> [PROBLEM]:
Return all of the data exactly as written, without the pictures.
Start
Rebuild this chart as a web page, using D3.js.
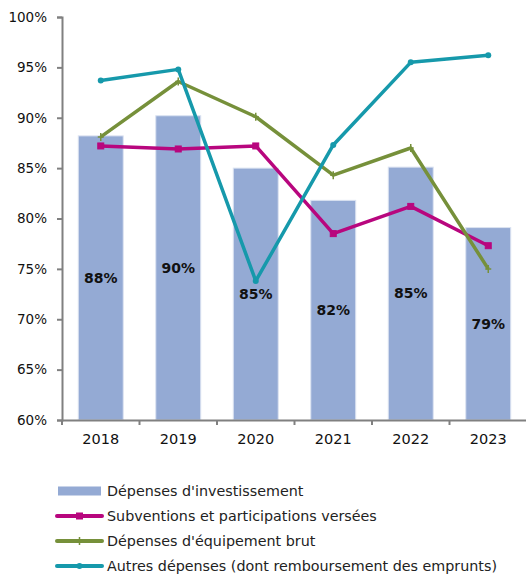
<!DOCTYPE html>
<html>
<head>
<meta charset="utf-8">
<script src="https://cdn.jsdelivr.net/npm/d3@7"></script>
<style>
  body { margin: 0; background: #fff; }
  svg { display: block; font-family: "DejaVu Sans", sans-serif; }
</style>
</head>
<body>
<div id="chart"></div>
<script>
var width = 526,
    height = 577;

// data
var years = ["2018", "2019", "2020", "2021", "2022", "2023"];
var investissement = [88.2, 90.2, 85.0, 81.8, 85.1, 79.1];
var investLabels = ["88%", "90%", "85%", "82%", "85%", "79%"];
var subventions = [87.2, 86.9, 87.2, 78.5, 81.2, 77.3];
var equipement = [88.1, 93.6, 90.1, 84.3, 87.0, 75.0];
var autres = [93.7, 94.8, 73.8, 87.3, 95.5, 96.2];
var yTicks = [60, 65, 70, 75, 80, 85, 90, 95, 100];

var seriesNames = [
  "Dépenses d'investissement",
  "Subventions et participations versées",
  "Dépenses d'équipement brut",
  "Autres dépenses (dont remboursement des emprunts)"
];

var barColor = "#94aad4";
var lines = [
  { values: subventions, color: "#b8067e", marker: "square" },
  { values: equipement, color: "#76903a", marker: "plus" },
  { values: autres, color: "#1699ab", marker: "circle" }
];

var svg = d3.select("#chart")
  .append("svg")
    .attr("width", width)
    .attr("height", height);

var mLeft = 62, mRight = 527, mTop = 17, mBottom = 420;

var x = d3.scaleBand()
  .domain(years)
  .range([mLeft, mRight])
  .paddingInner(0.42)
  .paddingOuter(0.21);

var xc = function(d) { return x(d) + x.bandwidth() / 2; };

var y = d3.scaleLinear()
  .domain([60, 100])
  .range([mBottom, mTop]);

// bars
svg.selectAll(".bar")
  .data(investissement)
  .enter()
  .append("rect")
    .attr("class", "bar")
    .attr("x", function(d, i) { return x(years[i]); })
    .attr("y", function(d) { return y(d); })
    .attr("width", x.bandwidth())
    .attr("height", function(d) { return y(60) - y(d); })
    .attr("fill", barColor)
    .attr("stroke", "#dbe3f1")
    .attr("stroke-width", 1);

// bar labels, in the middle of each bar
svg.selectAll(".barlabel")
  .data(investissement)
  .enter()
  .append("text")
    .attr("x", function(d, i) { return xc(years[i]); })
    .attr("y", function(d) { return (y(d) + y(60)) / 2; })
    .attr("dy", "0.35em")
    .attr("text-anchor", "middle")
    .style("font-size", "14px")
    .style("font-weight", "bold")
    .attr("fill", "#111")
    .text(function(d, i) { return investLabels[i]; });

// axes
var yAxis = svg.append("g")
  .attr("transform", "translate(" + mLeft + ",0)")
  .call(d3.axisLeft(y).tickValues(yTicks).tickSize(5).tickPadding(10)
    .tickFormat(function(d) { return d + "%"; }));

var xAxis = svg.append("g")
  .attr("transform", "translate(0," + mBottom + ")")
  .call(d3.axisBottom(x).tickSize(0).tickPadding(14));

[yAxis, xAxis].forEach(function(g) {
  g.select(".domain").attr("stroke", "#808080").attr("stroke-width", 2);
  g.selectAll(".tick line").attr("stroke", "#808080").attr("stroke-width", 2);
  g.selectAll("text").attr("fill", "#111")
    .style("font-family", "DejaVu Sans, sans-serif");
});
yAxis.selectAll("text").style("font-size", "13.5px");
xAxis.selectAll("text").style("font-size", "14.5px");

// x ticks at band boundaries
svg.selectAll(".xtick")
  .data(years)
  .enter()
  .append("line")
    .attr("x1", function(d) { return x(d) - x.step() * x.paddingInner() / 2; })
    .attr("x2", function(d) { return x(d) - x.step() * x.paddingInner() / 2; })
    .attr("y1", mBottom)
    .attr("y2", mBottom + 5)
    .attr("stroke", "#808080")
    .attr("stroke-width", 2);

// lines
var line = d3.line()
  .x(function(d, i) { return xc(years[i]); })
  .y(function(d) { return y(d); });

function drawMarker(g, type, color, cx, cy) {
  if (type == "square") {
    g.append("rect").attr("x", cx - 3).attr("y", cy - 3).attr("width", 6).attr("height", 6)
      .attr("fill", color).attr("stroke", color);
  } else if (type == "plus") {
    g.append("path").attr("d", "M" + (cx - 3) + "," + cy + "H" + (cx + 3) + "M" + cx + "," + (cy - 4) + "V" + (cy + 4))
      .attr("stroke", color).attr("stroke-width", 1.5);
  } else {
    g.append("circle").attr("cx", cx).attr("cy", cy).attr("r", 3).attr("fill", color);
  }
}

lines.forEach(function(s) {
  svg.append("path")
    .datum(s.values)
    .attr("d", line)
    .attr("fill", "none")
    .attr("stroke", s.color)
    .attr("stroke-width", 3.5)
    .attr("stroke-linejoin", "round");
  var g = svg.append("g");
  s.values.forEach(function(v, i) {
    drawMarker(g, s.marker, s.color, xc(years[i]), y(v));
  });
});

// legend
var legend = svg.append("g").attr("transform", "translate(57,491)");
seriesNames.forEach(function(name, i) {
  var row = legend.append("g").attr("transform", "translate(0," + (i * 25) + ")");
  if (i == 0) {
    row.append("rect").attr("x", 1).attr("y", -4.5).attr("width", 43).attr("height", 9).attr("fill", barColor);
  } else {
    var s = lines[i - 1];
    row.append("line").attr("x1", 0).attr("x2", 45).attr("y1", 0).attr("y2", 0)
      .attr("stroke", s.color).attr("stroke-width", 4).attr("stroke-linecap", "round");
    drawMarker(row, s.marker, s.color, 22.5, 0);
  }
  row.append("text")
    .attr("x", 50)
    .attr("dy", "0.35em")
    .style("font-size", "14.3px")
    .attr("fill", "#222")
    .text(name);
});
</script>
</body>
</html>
End
> [THE ANSWER]:
Rebuild this chart as a web page, using D3.js.
<!DOCTYPE html>
<html>
<head>
<meta charset="utf-8">
<script src="https://cdn.jsdelivr.net/npm/d3@7"></script>
<style>
  body { margin: 0; background: #fff; }
  svg { display: block; font-family: "DejaVu Sans", sans-serif; }
</style>
</head>
<body>
<div id="chart"></div>
<script>
var width = 526,
    height = 577;

// data
var years = ["2018", "2019", "2020", "2021", "2022", "2023"];
var investissement = [88.2, 90.2, 85.0, 81.8, 85.1, 79.1];
var investLabels = ["88%", "90%", "85%", "82%", "85%", "79%"];
var subventions = [87.2, 86.9, 87.2, 78.5, 81.2, 77.3];
var equipement = [88.1, 93.6, 90.1, 84.3, 87.0, 75.0];
var autres = [93.7, 94.8, 73.8, 87.3, 95.5, 96.2];
var yTicks = [60, 65, 70, 75, 80, 85, 90, 95, 100];

var seriesNames = [
  "Dépenses d'investissement",
  "Subventions et participations versées",
  "Dépenses d'équipement brut",
  "Autres dépenses (dont remboursement des emprunts)"
];

var barColor = "#94aad4";
var lines = [
  { values: subventions, color: "#b8067e", marker: "square" },
  { values: equipement, color: "#76903a", marker: "plus" },
  { values: autres, color: "#1699ab", marker: "circle" }
];

var svg = d3.select("#chart")
  .append("svg")
    .attr("width", width)
    .attr("height", height);

var mLeft = 62, mRight = 527, mTop = 17, mBottom = 420;

var x = d3.scaleBand()
  .domain(years)
  .range([mLeft, mRight])
  .paddingInner(0.42)
  .paddingOuter(0.21);

var xc = function(d) { return x(d) + x.bandwidth() / 2; };

var y = d3.scaleLinear()
  .domain([60, 100])
  .range([mBottom, mTop]);

// bars
svg.selectAll(".bar")
  .data(investissement)
  .enter()
  .append("rect")
    .attr("class", "bar")
    .attr("x", function(d, i) { return x(years[i]); })
    .attr("y", function(d) { return y(d); })
    .attr("width", x.bandwidth())
    .attr("height", function(d) { return y(60) - y(d); })
    .attr("fill", barColor)
    .attr("stroke", "#dbe3f1")
    .attr("stroke-width", 1);

// bar labels, in the middle of each bar
svg.selectAll(".barlabel")
  .data(investissement)
  .enter()
  .append("text")
    .attr("x", function(d, i) { return xc(years[i]); })
    .attr("y", function(d) { return (y(d) + y(60)) / 2; })
    .attr("dy", "0.35em")
    .attr("text-anchor", "middle")
    .style("font-size", "14px")
    .style("font-weight", "bold")
    .attr("fill", "#111")
    .text(function(d, i) { return investLabels[i]; });

// axes
var yAxis = svg.append("g")
  .attr("transform", "translate(" + mLeft + ",0)")
  .call(d3.axisLeft(y).tickValues(yTicks).tickSize(5).tickPadding(10)
    .tickFormat(function(d) { return d + "%"; }));

var xAxis = svg.append("g")
  .attr("transform", "translate(0," + mBottom + ")")
  .call(d3.axisBottom(x).tickSize(0).tickPadding(14));

[yAxis, xAxis].forEach(function(g) {
  g.select(".domain").attr("stroke", "#808080").attr("stroke-width", 2);
  g.selectAll(".tick line").attr("stroke", "#808080").attr("stroke-width", 2);
  g.selectAll("text").attr("fill", "#111")
    .style("font-family", "DejaVu Sans, sans-serif");
});
yAxis.selectAll("text").style("font-size", "13.5px");
xAxis.selectAll("text").style("font-size", "14.5px");

// x ticks at band boundaries
svg.selectAll(".xtick")
  .data(years)
  .enter()
  .append("line")
    .attr("x1", function(d) { return x(d) - x.step() * x.paddingInner() / 2; })
    .attr("x2", function(d) { return x(d) - x.step() * x.paddingInner() / 2; })
    .attr("y1", mBottom)
    .attr("y2", mBottom + 5)
    .attr("stroke", "#808080")
    .attr("stroke-width", 2);

// lines
var line = d3.line()
  .x(function(d, i) { return xc(years[i]); })
  .y(function(d) { return y(d); });

function drawMarker(g, type, color, cx, cy) {
  if (type == "square") {
    g.append("rect").attr("x", cx - 3).attr("y", cy - 3).attr("width", 6).attr("height", 6)
      .attr("fill", color).attr("stroke", color);
  } else if (type == "plus") {
    g.append("path").attr("d", "M" + (cx - 3) + "," + cy + "H" + (cx + 3) + "M" + cx + "," + (cy - 4) + "V" + (cy + 4))
      .attr("stroke", color).attr("stroke-width", 1.5);
  } else {
    g.append("circle").attr("cx", cx).attr("cy", cy).attr("r", 3).attr("fill", color);
  }
}

lines.forEach(function(s) {
  svg.append("path")
    .datum(s.values)
    .attr("d", line)
    .attr("fill", "none")
    .attr("stroke", s.color)
    .attr("stroke-width", 3.5)
    .attr("stroke-linejoin", "round");
  var g = svg.append("g");
  s.values.forEach(function(v, i) {
    drawMarker(g, s.marker, s.color, xc(years[i]), y(v));
  });
});

// legend
var legend = svg.append("g").attr("transform", "translate(57,491)");
seriesNames.forEach(function(name, i) {
  var row = legend.append("g").attr("transform", "translate(0," + (i * 25) + ")");
  if (i == 0) {
    row.append("rect").attr("x", 1).attr("y", -4.5).attr("width", 43).attr("height", 9).attr("fill", barColor);
  } else {
    var s = lines[i - 1];
    row.append("line").attr("x1", 0).attr("x2", 45).attr("y1", 0).attr("y2", 0)
      .attr("stroke", s.color).attr("stroke-width", 4).attr("stroke-linecap", "round");
    drawMarker(row, s.marker, s.color, 22.5, 0);
  }
  row.append("text")
    .attr("x", 50)
    .attr("dy", "0.35em")
    .style("font-size", "14.3px")
    .attr("fill", "#222")
    .text(name);
});
</script>
</body>
</html>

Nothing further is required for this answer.